One result: BP has in essence been trying to invent ways to stop the blowout in the Gulf on the fly. This may be the most basic lesson from the disaster about how to manage oil spills in the future. As simple as it sounds, oil companies need to acknowledge that catastrophic events are going to happen, even if infrequently, and build responses into their corporate DNA, no matter what the cost.
In BP's case, "it's not so much that they weren't prepared, it's that they had not even considered the possibility" of such an event, says Dr. Anderson.
Concerns about the lack of response planning carry eerie echoes of hurricane Katrina. Yet there are differences with oil spills. One is the overlapping web of responsibilities. Oil companies control the rigs where the accidents happen. Once the crude gushes up from the seafloor, other entities get involved. But government and other responders still have to rely on the companies to stop the blowout.

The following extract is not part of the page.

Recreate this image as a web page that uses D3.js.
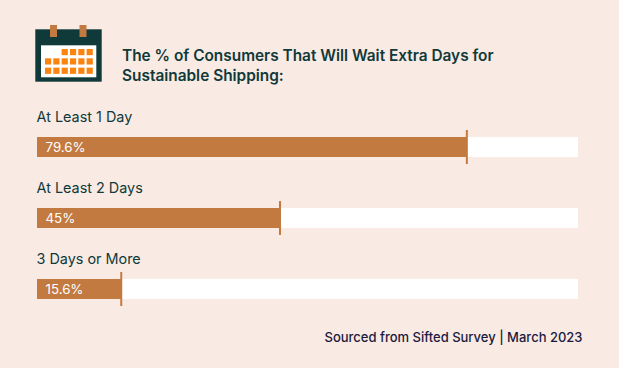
<!DOCTYPE html>
<html>
<head>
<meta charset="utf-8">
<script src="https://cdn.jsdelivr.net/npm/d3@7"></script>
<style>
    html, body { margin: 0; padding: 0; background: #f9ebe4; }
    svg { display: block; }
    text { font-family: Inter, sans-serif; }
</style>
</head>
<body>
<svg id="drawing_region"></svg>
<script>
const Categories = ['At Least 1 Day', 'At Least 2 Days', '3 Days or More'];
const Values = [79.6, 45, 15.6];
const ValueLabels = ['79.6%', '45%', '15.6%'];
const TitleLines = ['The % of Consumers That Will Wait Extra Days for', 'Sustainable Shipping:'];
const Source = 'Sourced from Sifted Survey | March 2023';

const width = 619, height = 368;
const dark = '#10393a', navy = '#1b1a40', orange = '#c37a40', bg = '#f9ebe4';

const svg = d3.select('#drawing_region')
    .attr('width', width)
    .attr('height', height);

svg.append('rect')
    .attr('width', width)
    .attr('height', height)
    .attr('fill', bg);

// calendar icon
const icon = svg.append('g');
icon.append('rect').attr('x', 35.3).attr('y', 29.3).attr('width', 66.4).attr('height', 52.4).attr('fill', dark);
icon.append('rect').attr('x', 41).attr('y', 45.3).attr('width', 55.3).attr('height', 32).attr('fill', '#ffffff');
[50, 79.5].forEach(x => {
    icon.append('rect').attr('x', x).attr('y', 25).attr('width', 7).attr('height', 12).attr('fill', orange);
});
// 6 x 3 grid of days, the first two cells of the top row are empty
icon.selectAll('rect.day')
    .data(d3.range(2, 18))
    .join('rect')
    .attr('class', 'day')
    .attr('x', d => 45 + (d % 6) * 8.32)
    .attr('y', d => 49 + Math.floor(d / 6) * 9.33)
    .attr('width', 6.2)
    .attr('height', 6.2)
    .attr('fill', '#fb8411');

// title
svg.append('text')
    .attr('fill', dark)
    .attr('font-size', 15.4)
    .attr('font-weight', 600)
    .selectAll('tspan')
    .data(TitleLines)
    .join('tspan')
    .attr('x', 122)
    .attr('y', (d, i) => 60.5 + i * 20.3)
    .text(d => d);

// bars
const trackEnd = 578;
const barHeight = 20;
const xscale = d3.scaleLinear().domain([0, 100]).range([37, 577]);
const yscale = d3.scaleBand().domain(Categories).range([137, 350]);

const rows = svg.selectAll('g.row')
    .data(Categories.map((c, i) => ({ category: c, value: Values[i], label: ValueLabels[i] })))
    .join('g')
    .attr('class', 'row');

rows.append('text')
    .attr('x', 36.5)
    .attr('y', d => yscale(d.category) - 15.5)
    .attr('fill', dark)
    .attr('font-size', 14.4)
    .attr('font-weight', 400)
    .text(d => d.category);

rows.append('rect')
    .attr('x', xscale(0))
    .attr('y', d => yscale(d.category))
    .attr('width', trackEnd - xscale(0))
    .attr('height', barHeight)
    .attr('fill', '#ffffff');

rows.append('rect')
    .attr('x', xscale(0))
    .attr('y', d => yscale(d.category))
    .attr('width', d => xscale(d.value) - xscale(0))
    .attr('height', barHeight)
    .attr('fill', orange);

rows.append('line')
    .attr('x1', d => xscale(d.value))
    .attr('x2', d => xscale(d.value))
    .attr('y1', d => yscale(d.category) - 7)
    .attr('y2', d => yscale(d.category) + barHeight + 7)
    .attr('stroke', orange)
    .attr('stroke-width', 2);

rows.append('text')
    .attr('x', 45.5)
    .attr('y', d => yscale(d.category) + 15)
    .attr('fill', '#ffffff')
    .attr('font-size', 13.3)
    .text(d => d.label);

// source
svg.append('text')
    .attr('x', 582.5)
    .attr('y', 341.5)
    .attr('text-anchor', 'end')
    .attr('fill', navy)
    .attr('font-size', 13)
    .attr('font-weight', 500)
    .text(Source);
</script>
</body>
</html>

"The majors who go out and drill in deep water have all the expertise – the government does not," says David Pettit, an attorney with the Natural Resources Defense Council. "When it comes to what happens when the oil hits the water, the oil companies don't have a monopoly on what to do. Even using the word expertise is laughable when you see what's going on out there. They're clearly making it up as they go along."

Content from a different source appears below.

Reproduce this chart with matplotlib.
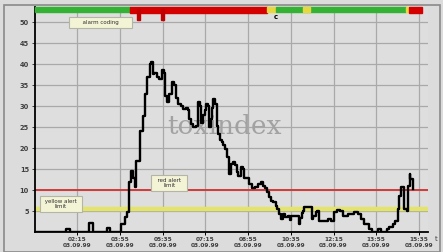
import numpy as np
import matplotlib
matplotlib.use("Agg")
import matplotlib.pyplot as plt
from matplotlib.patches import Rectangle
import matplotlib.transforms as mtransforms

# measured values, time in minutes since midnight
minutes = [36, 109, 117, 163, 172, 205, 212, 238, 247, 252, 256, 261, 266, 270, 273,
           282, 289, 294, 299, 306, 308, 313, 315, 322, 327, 334, 339, 341, 346, 350,
           357, 362, 367, 371, 378, 383, 390, 395, 397, 402, 407, 414, 418, 422, 425,
           430, 434, 437, 441, 444, 448, 451, 453, 457, 463, 465, 470, 475, 477, 482,
           486, 491, 496, 500, 505, 510, 512, 519, 522, 526, 533, 538, 545, 552, 559,
           566, 570, 575, 580, 585, 589, 594, 601, 603, 608, 613, 617, 622, 629, 634,
           636, 643, 653, 657, 660, 664, 667, 678, 685, 688, 695, 697, 702, 714, 723,
           730, 735, 742, 750, 758, 770, 782, 793, 800, 807, 817, 824, 840, 847, 859,
           866, 875, 880, 887, 889, 894, 901, 908, 910, 913, 915, 920]
values = [0, 0.8, 0, 2.1, 0, 1, 0, 1.9, 3.6, 4.8, 12, 14.5, 13, 10.7, 17,
          24, 27.6, 33, 37, 40, 40.5, 37.6, 38, 37, 36.4, 38.6, 38, 32.4, 31, 33,
          35.7, 35, 32, 30.5, 30, 29.3, 29.6, 29, 27, 25.7, 25, 25.2, 31, 30, 26,
          28, 29, 30.4, 30, 25, 27, 29.6, 31.7, 30.5, 25.2, 23.3, 22, 21.4, 20.7, 19.8,
          18, 13.8, 16.2, 16.7, 16, 14.3, 13.3, 15.5, 15, 13, 12.8, 11.4, 10.5, 10.7, 11.4,
          11.9, 11, 10.5, 9.5, 8.3, 7.4, 7.1, 6.2, 5.5, 4.3, 3.1, 4.3, 3.6, 3.8, 2.8,
          3.8, 3.8, 1.9, 3.3, 4.5, 5, 6, 6, 3.1, 3.8, 4.8, 5, 2.6, 2.6, 3.1,
          2.6, 4.8, 5.2, 5, 3.8, 4.3, 4.8, 4.3, 3.1, 1.9, 0.7, 0, 0.7, 0, 0.7,
          1.2, 1.9, 2.6, 5.5, 8.6, 10.7, 5.5, 5, 11, 13.8, 12.6, 10.2]

tick_minutes = [135, 235, 335, 435, 535, 635, 735, 835, 935]
tick_times = ["02:15", "03:55", "05:35", "07:15", "08:55", "10:35", "12:15", "13:55", "15:35"]
tick_date = "03.09.99"

red_limit = 10
yellow_limit = 5.5

# alarm status bar: (start, end, colour)
status_start = [36, 259, 580, 601, 664, 905, 912]
status_end = [259, 580, 601, 905, 681, 912, 942]
status_color = ["#33b233", "#d40000", "#e8d840", "#33b233", "#e8d840", "#e8d840", "#d40000"]
alarm_marks = [278, 334]

fig = plt.figure(figsize=(4.43, 2.52), dpi=100, facecolor="#dcdcdc")
fig.patches.append(Rectangle((0.009, 0.0), 0.985, 0.98, transform=fig.transFigure,
                             fill=False, edgecolor="#8a8a8a", linewidth=1.2))
ax = fig.add_axes([0.078, 0.079, 0.888, 0.893], facecolor="#dedede")

ax.set_xlim(35, 956)
ax.set_ylim(0, 53.6)

ax.grid(True, color="#a9a9a9", linewidth=0.9)
ax.set_axisbelow(True)

ax.axhline(yellow_limit, color="#e4e46a", linewidth=3.2, zorder=2)
ax.axhline(red_limit, color="#d23a3a", linewidth=1.4, zorder=2)

ax.step(minutes, values, where="post", color="black", linewidth=1.7, zorder=4)

# status strip along the top
trans = mtransforms.blended_transform_factory(ax.transData, ax.transAxes)
for s, e, c in zip(status_start, status_end, status_color):
    h = 0.027 if c == "#d40000" else 0.022
    ax.add_patch(Rectangle((s, 1 - h), e - s, h, transform=trans, color=c,
                           clip_on=False, zorder=5))
for m in alarm_marks:
    ax.add_patch(Rectangle((m - 4, 0.942), 8, 0.05, transform=trans, color="#c00000",
                           clip_on=False, zorder=5))
ax.text(601, 0.955, "c", transform=trans, fontsize=5, fontweight="bold",
        ha="center", va="center", zorder=6)

box = dict(boxstyle="square,pad=0.55", facecolor="#f3f3d6", edgecolor="#b5b5a5", linewidth=0.8)
ax.text(97, 6.7, " yellow alert \nlimit", fontsize=4, ha="center", va="center",
        color="#303030", bbox=box, zorder=6)
ax.text(350, 11.7, "  red alert  \nlimit", fontsize=4, ha="center", va="center",
        color="#303030", bbox=box, zorder=6)
ax.text(189, 50, "      alarm coding      ", fontsize=4, ha="center", va="center",
        color="#303030", bbox=box, zorder=6)

ax.text(479, 25.2, "toxindex", fontsize=19, family="DejaVu Serif", color="#a2a2a2",
        ha="center", va="center", zorder=3)

ax.spines["top"].set_visible(False)
ax.spines["right"].set_visible(False)
ax.spines["left"].set_linewidth(1.3)
ax.spines["bottom"].set_linewidth(1.3)

ax.set_yticks(range(5, 55, 5))
ax.tick_params(axis="y", labelsize=4.8, colors="#404040", length=2.5, width=0.7, pad=1.5)
for lab in ax.get_yticklabels():
    lab.set_fontweight("bold")
ax.set_xticks(tick_minutes)
ax.set_xticklabels([t + "\n" + tick_date for t in tick_times], fontsize=4.2, color="#404040",
                   linespacing=1.3, fontweight="bold")
ax.tick_params(axis="x", length=2, width=0.7, pad=1.5)
fig.text(0.985, 0.05, "t", fontsize=5, color="#404040", ha="center", va="center")

fig.savefig("out.png", dpi=100, facecolor=fig.get_facecolor())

For all the complaints from state and local officials about red tape and poor coordination in the federal response, it's come a long way since the Exxon Valdez disaster in 1989. "The command structure in the early days of the Exxon Valdez spill underwent a complete meltdown," says Rick Kurtz, a political scientist at Central Michigan University, who, as an analyst in the National Park Service's Anchorage office at the time, wrote a lessons-learned report on the response.